Taste: Brighter in the mouth – with fresher sherry offering stewed berries, walnut loaf and toasted hazelnuts before a return to the dark side. Powerful peat smoke pervades all of the mid and back-palate with log fire, barbeque briquettes and heated ceramic fireplace hot rocks. Again, there are ample meaty qualities – cooking jus and burnt ends. A cigar humidor and sack cloth give way to intense wet earthiness from forest floors and damp cellars. Reduction holds the shape surprisingly well – still thick and impactful throughout. Ashy smoke with a saltpetre bite, slate and cooling mint leaf.
Finish: Long with smoked ham, shorter on the sweeter notes of berry and background chocolate.

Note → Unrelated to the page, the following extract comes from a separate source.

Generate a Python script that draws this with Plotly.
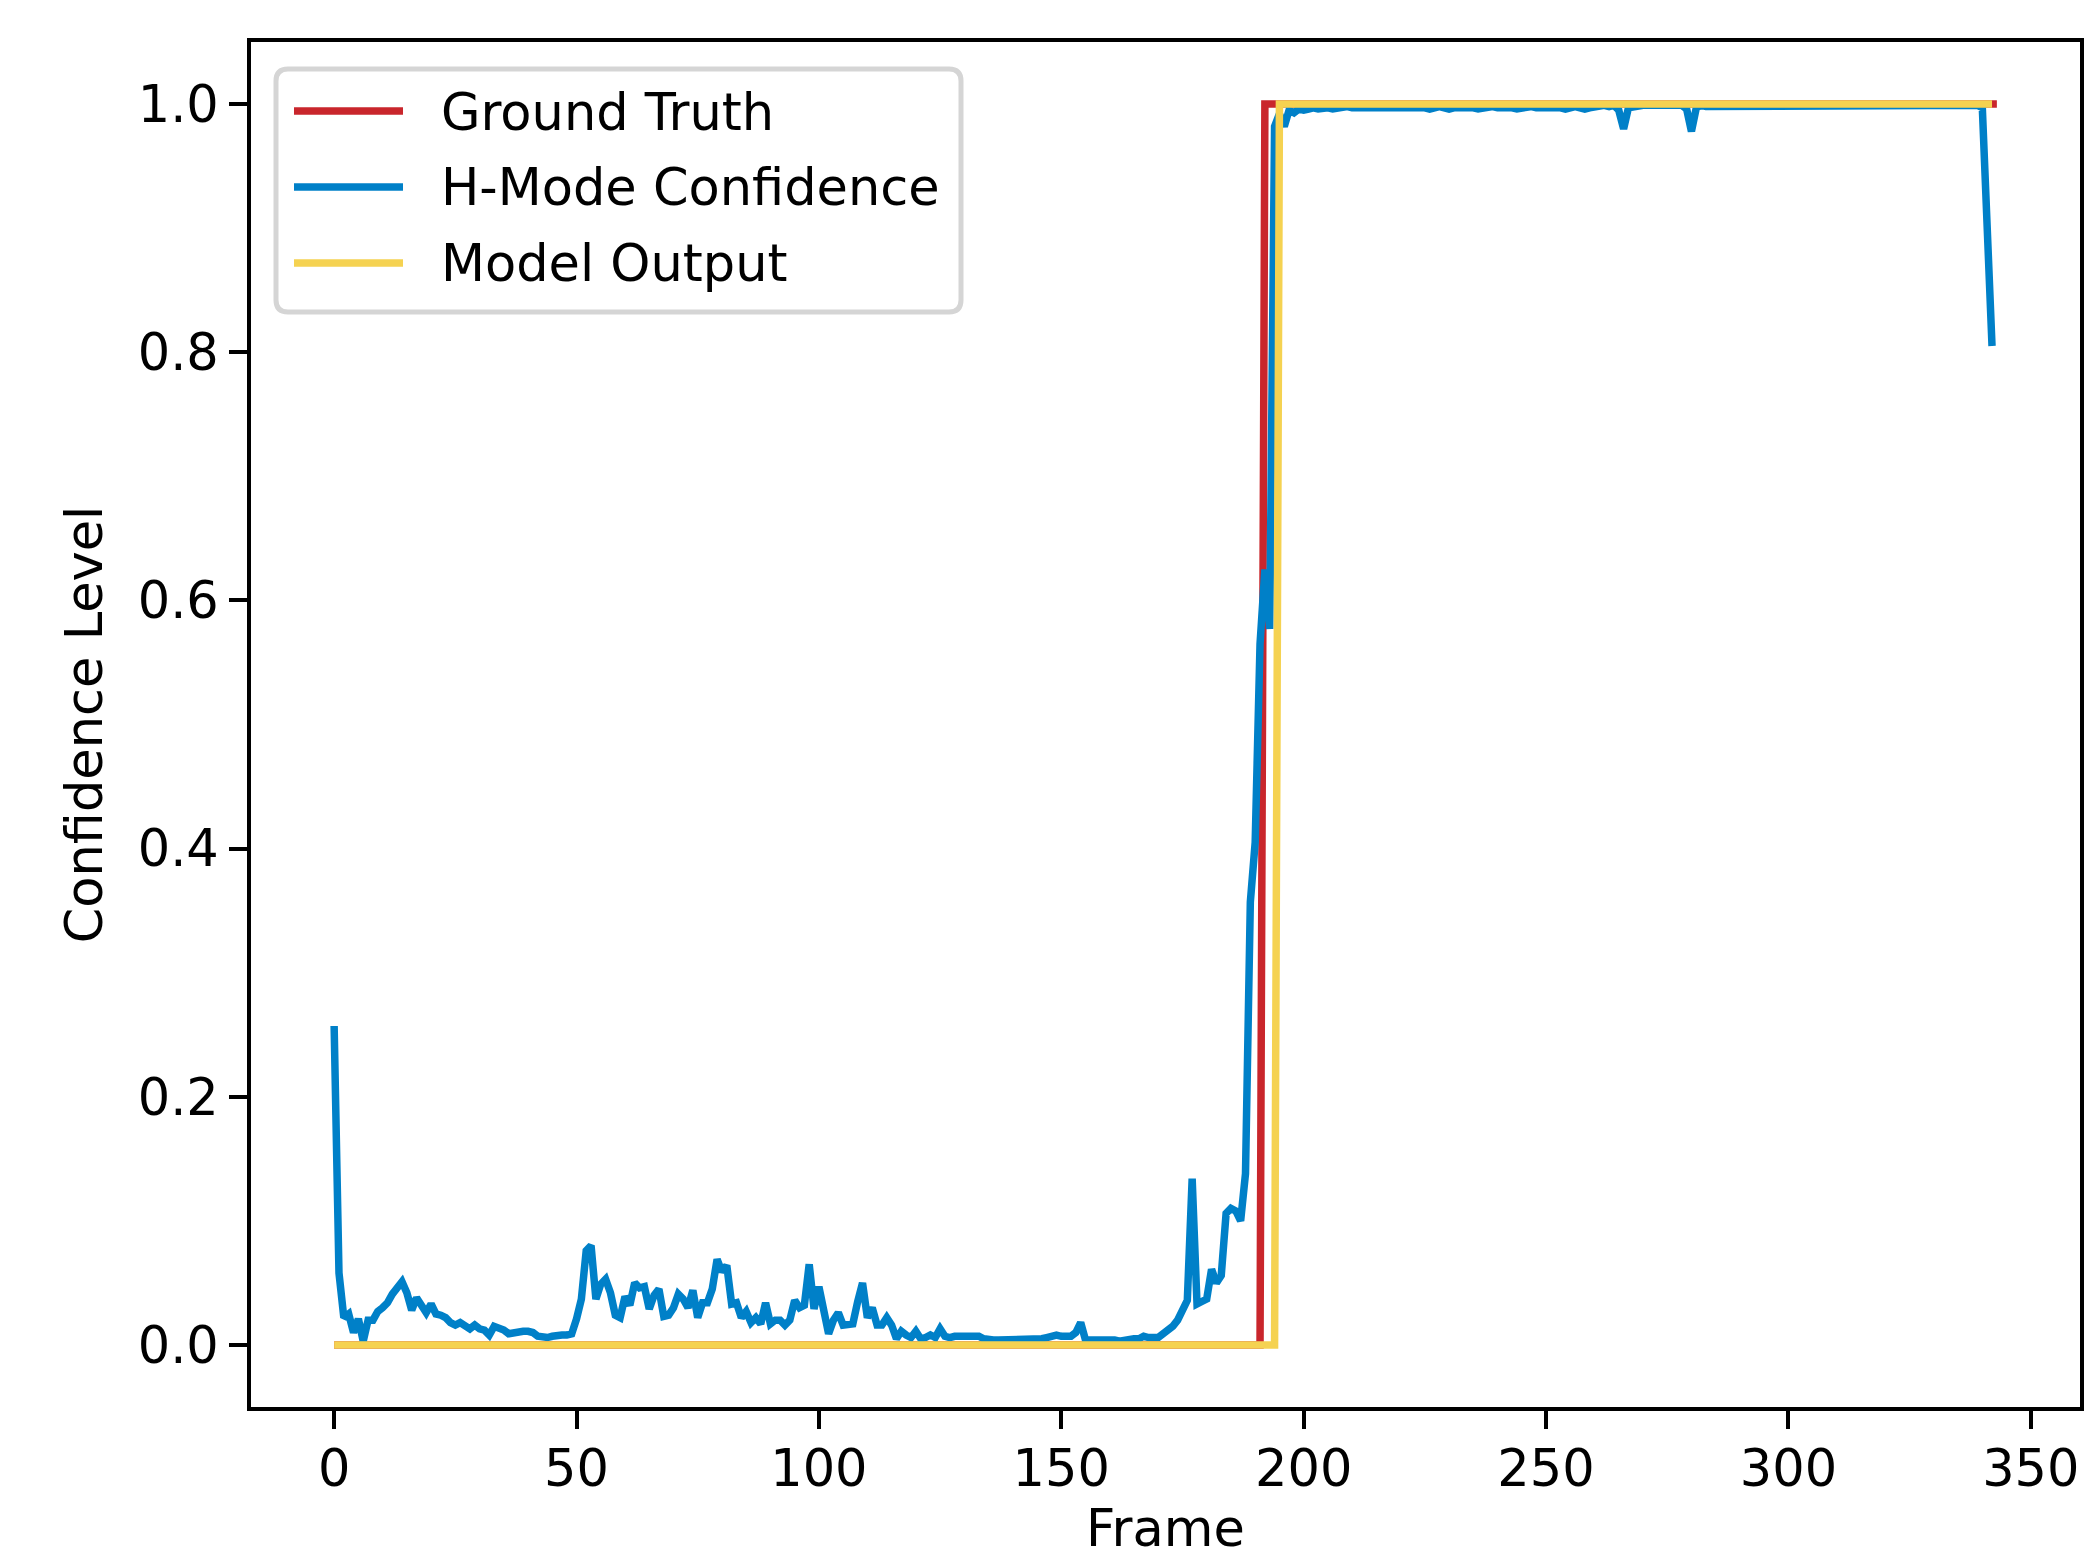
import plotly.graph_objects as go

# ---------------- data ----------------
frames = list(range(343))

h_mode_conf = [
    0.257, 0.058, 0.022, 0.025, 0.010, 0.021, 0.003, 0.020, 0.020, 0.027,   # 0-9
    0.030, 0.034, 0.041, 0.046, 0.051, 0.042, 0.028, 0.038, 0.031, 0.026,   # 10-19
    0.033, 0.025, 0.024, 0.022, 0.018, 0.016, 0.018, 0.015, 0.013, 0.016,   # 20-29
    0.013, 0.012, 0.008, 0.015, 0.014, 0.012, 0.009, 0.010, 0.011, 0.011,   # 30-39
    0.011, 0.010, 0.007, 0.006, 0.006, 0.007, 0.008, 0.008, 0.008, 0.009,   # 40-49
    0.021, 0.037, 0.076, 0.080, 0.037, 0.049, 0.053, 0.042, 0.024, 0.022,   # 50-59
    0.039, 0.032, 0.050, 0.046, 0.047, 0.029, 0.040, 0.045, 0.023, 0.024,   # 60-69
    0.030, 0.041, 0.037, 0.030, 0.044, 0.022, 0.034, 0.034, 0.045, 0.069,   # 70-79
    0.059, 0.064, 0.033, 0.034, 0.022, 0.027, 0.018, 0.022, 0.017, 0.034,   # 80-89
    0.017, 0.020, 0.020, 0.016, 0.020, 0.036, 0.030, 0.032, 0.065, 0.029,   # 90-99
    0.047, 0.024, 0.009, 0.020, 0.026, 0.016, 0.016, 0.017, 0.035, 0.050,   # 100-109
    0.022, 0.030, 0.016, 0.016, 0.022, 0.016, 0.005, 0.011, 0.008, 0.006,   # 110-119
    0.011, 0.005, 0.006, 0.008, 0.006, 0.013, 0.007, 0.006, 0.007, 0.007,   # 120-129
    0.008, 0.008, 0.008, 0.007, 0.005, 0.004, 0.004, 0.004, 0.004, 0.004,   # 130-139
    0.004, 0.004, 0.004, 0.005, 0.004, 0.004, 0.005, 0.006, 0.007, 0.008,   # 140-149
    0.007, 0.007, 0.007, 0.010, 0.018, 0.004, 0.004, 0.004, 0.005, 0.005,   # 150-159
    0.005, 0.004, 0.003, 0.004, 0.004, 0.005, 0.005, 0.007, 0.006, 0.006,   # 160-169
    0.006, 0.009, 0.012, 0.015, 0.020, 0.027, 0.036, 0.134, 0.033, 0.035,   # 170-179
    0.037, 0.061, 0.050, 0.056, 0.106, 0.110, 0.108, 0.100, 0.138, 0.357,   # 180-189
    0.405, 0.565, 0.625, 0.577, 0.982, 0.992, 0.982, 0.995, 0.993, 0.996,   # 190-199
    0.995, 0.996, 0.997, 0.996, 0.997, 0.997, 0.996, 0.997, 0.997, 0.998,   # 200-209
    0.997, 0.997, 0.998, 0.998, 0.997, 0.998, 0.998, 0.997, 0.998, 0.998,   # 210-219
    0.998, 0.997, 0.998, 0.998, 0.998, 0.997, 0.996, 0.997, 0.998, 0.997,   # 220-229
    0.996, 0.997, 0.997, 0.998, 0.997, 0.997, 0.996, 0.997, 0.997, 0.998,   # 230-239
    0.997, 0.997, 0.998, 0.997, 0.996, 0.997, 0.997, 0.998, 0.997, 0.997,   # 240-249
    0.998, 0.997, 0.997, 0.997, 0.996, 0.997, 0.998, 0.997, 0.996, 0.997,   # 250-259
    0.998, 0.998, 0.999, 0.998, 0.999, 0.995, 0.980, 0.997, 0.998, 0.998,   # 260-269
    0.999, 0.999, 0.999, 0.999, 0.999, 0.999, 0.999, 0.998, 0.999, 0.996,   # 270-279
    0.978, 0.997, 0.999, 0.998, 0.998, 0.999, 0.998, 0.998, 0.999, 0.999,   # 280-289
    0.999, 0.999, 0.999, 0.999, 0.999, 0.999, 0.999, 0.999, 0.999, 0.999,   # 290-299
    0.999, 0.999, 0.999, 0.999, 0.999, 0.999, 0.999, 0.999, 0.999, 0.999,   # 300-309
    0.999, 0.999, 0.999, 0.999, 0.999, 0.999, 0.999, 0.999, 0.999, 0.999,   # 310-319
    0.999, 0.999, 0.999, 0.999, 0.999, 0.999, 0.999, 0.999, 0.999, 0.999,   # 320-329
    0.999, 0.999, 0.999, 0.999, 0.999, 0.999, 0.999, 0.999, 0.999, 0.999,   # 330-339
    0.997, 0.900, 0.805,                                                    # 340-342
]

# step series given by their breakpoints
gt_frames = [0, 191, 192, 343]
gt_values = [0, 0, 1, 1]
model_frames = [0, 194, 195, 342]
model_values = [0, 0, 1, 1]

series_names = ["Ground Truth", "H-Mode Confidence", "Model Output"]
x_ticks = [0, 50, 100, 150, 200, 250, 300, 350]
y_ticks = [0.0, 0.2, 0.4, 0.6, 0.8, 1.0]
y_tick_labels = ["0.0", "0.2", "0.4", "0.6", "0.8", "1.0"]
x_title = "Frame"
y_title = "Confidence Level"

# ---------------- style ----------------
RED = "#C9262C"
BLUE = "#0080C8"
YELLOW = "#F5D251"
colors = [RED, BLUE, YELLOW]
LW = 7.5
FONT = "DejaVu Sans"
FS = 51

PAGE_OFF = 8                 # default <body> margin of the html page
W, H = 2093 - PAGE_OFF, 1558 - PAGE_OFF
# plot-area edges in (reference) page pixels
L, R, T, B = 251, 2080, 42, 1407


def px_x(px):
    return (px - L) / (R - L)


def px_y(py):
    return (B - py) / (B - T)


fig = go.Figure()
fig.add_trace(go.Scatter(x=gt_frames, y=gt_values, mode="lines", name=series_names[0],
                         line=dict(color=RED, width=LW), showlegend=False))
fig.add_trace(go.Scatter(x=frames, y=h_mode_conf, mode="lines", name=series_names[1],
                         line=dict(color=BLUE, width=LW), showlegend=False))
fig.add_trace(go.Scatter(x=model_frames, y=model_values, mode="lines", name=series_names[2],
                         line=dict(color=YELLOW, width=LW), showlegend=False))

axis_common = dict(
    showgrid=False, zeroline=False, showline=True, linecolor="black", linewidth=4,
    mirror=True, ticks="outside", ticklen=18, tickwidth=4, tickcolor="black",
    tickfont=dict(family=FONT, size=FS, color="black"),
)

fig.update_layout(
    width=W, height=H,
    margin=dict(l=L - PAGE_OFF, r=(W + PAGE_OFF) - R, t=T - PAGE_OFF, b=(H + PAGE_OFF) - B,
                autoexpand=False),
    paper_bgcolor="white", plot_bgcolor="white",
    font=dict(family=FONT, size=FS, color="black"),
    xaxis=dict(range=[-17.15, 360.15], tickmode="array", tickvals=x_ticks,
               ticktext=[str(v) for v in x_ticks], ticklabelstandoff=-4,
               **axis_common),
    yaxis=dict(range=[-0.05, 1.05], tickmode="array", tickvals=y_ticks, ticktext=y_tick_labels,
               title=dict(text=y_title, font=dict(family=FONT, size=FS, color="black"), standoff=20),
               **axis_common),
)

# ---------------- x-axis title (placed like matplotlib's) ----------------
annotations = [dict(text=x_title, xref="paper", yref="paper", x=px_x(1165), y=px_y(1529),
                    xanchor="center", yanchor="middle", showarrow=False,
                    font=dict(family=FONT, size=FS, color="black"))]

# ---------------- legend (drawn like matplotlib's) ----------------
bx0, bx1, by0, by1 = px_x(276), px_x(961), px_y(69), px_y(312)
rx, ry = 12 / (R - L), 12 / (B - T)
path = (f"M {bx0+rx},{by0} L {bx1-rx},{by0} Q {bx1},{by0} {bx1},{by0-ry} "
        f"L {bx1},{by1+ry} Q {bx1},{by1} {bx1-rx},{by1} L {bx0+rx},{by1} "
        f"Q {bx0},{by1} {bx0},{by1+ry} L {bx0},{by0-ry} Q {bx0},{by0} {bx0+rx},{by0} Z")
shapes = [dict(type="path", path=path, xref="paper", yref="paper",
               fillcolor="rgba(255,255,255,0.8)", line=dict(color="#D5D5D5", width=5),
               layer="above")]
rows = [111, 187, 263]
for name, col, row in zip(series_names, colors, rows):
    shapes.append(dict(type="line", xref="paper", yref="paper",
                       x0=px_x(294), x1=px_x(403), y0=px_y(row), y1=px_y(row),
                       line=dict(color=col, width=LW), layer="above"))
    annotations.append(dict(text=name, xref="paper", yref="paper", x=px_x(439), y=px_y(row + 1),
                            xanchor="left", yanchor="middle", showarrow=False,
                            font=dict(family=FONT, size=FS, color="black")))
fig.update_layout(shapes=shapes, annotations=annotations)

fig.write_html("out.html")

This Carn Mor Ruadh Moar offers surprising intricacies that stand against its relative youth. Aberrant spirit character is something I consistently enjoy, and this indy Turret expresses it throughout. Impactful sherry delivers a griminess and meaty traits that largely eschew the well-trodden path of ‘sugar and spice and all things nice’. But at the same time, this influence feels somewhat heavy-handed, burying the distillate and bringing with it occasional volcanic motes. This said, perfect perversion is a very hard thing to achieve – and in the realms of dirty whisky, beauty is most certainly in the eye of the beholder. Whilst not flawless the broadness of profile is hard to argue with here.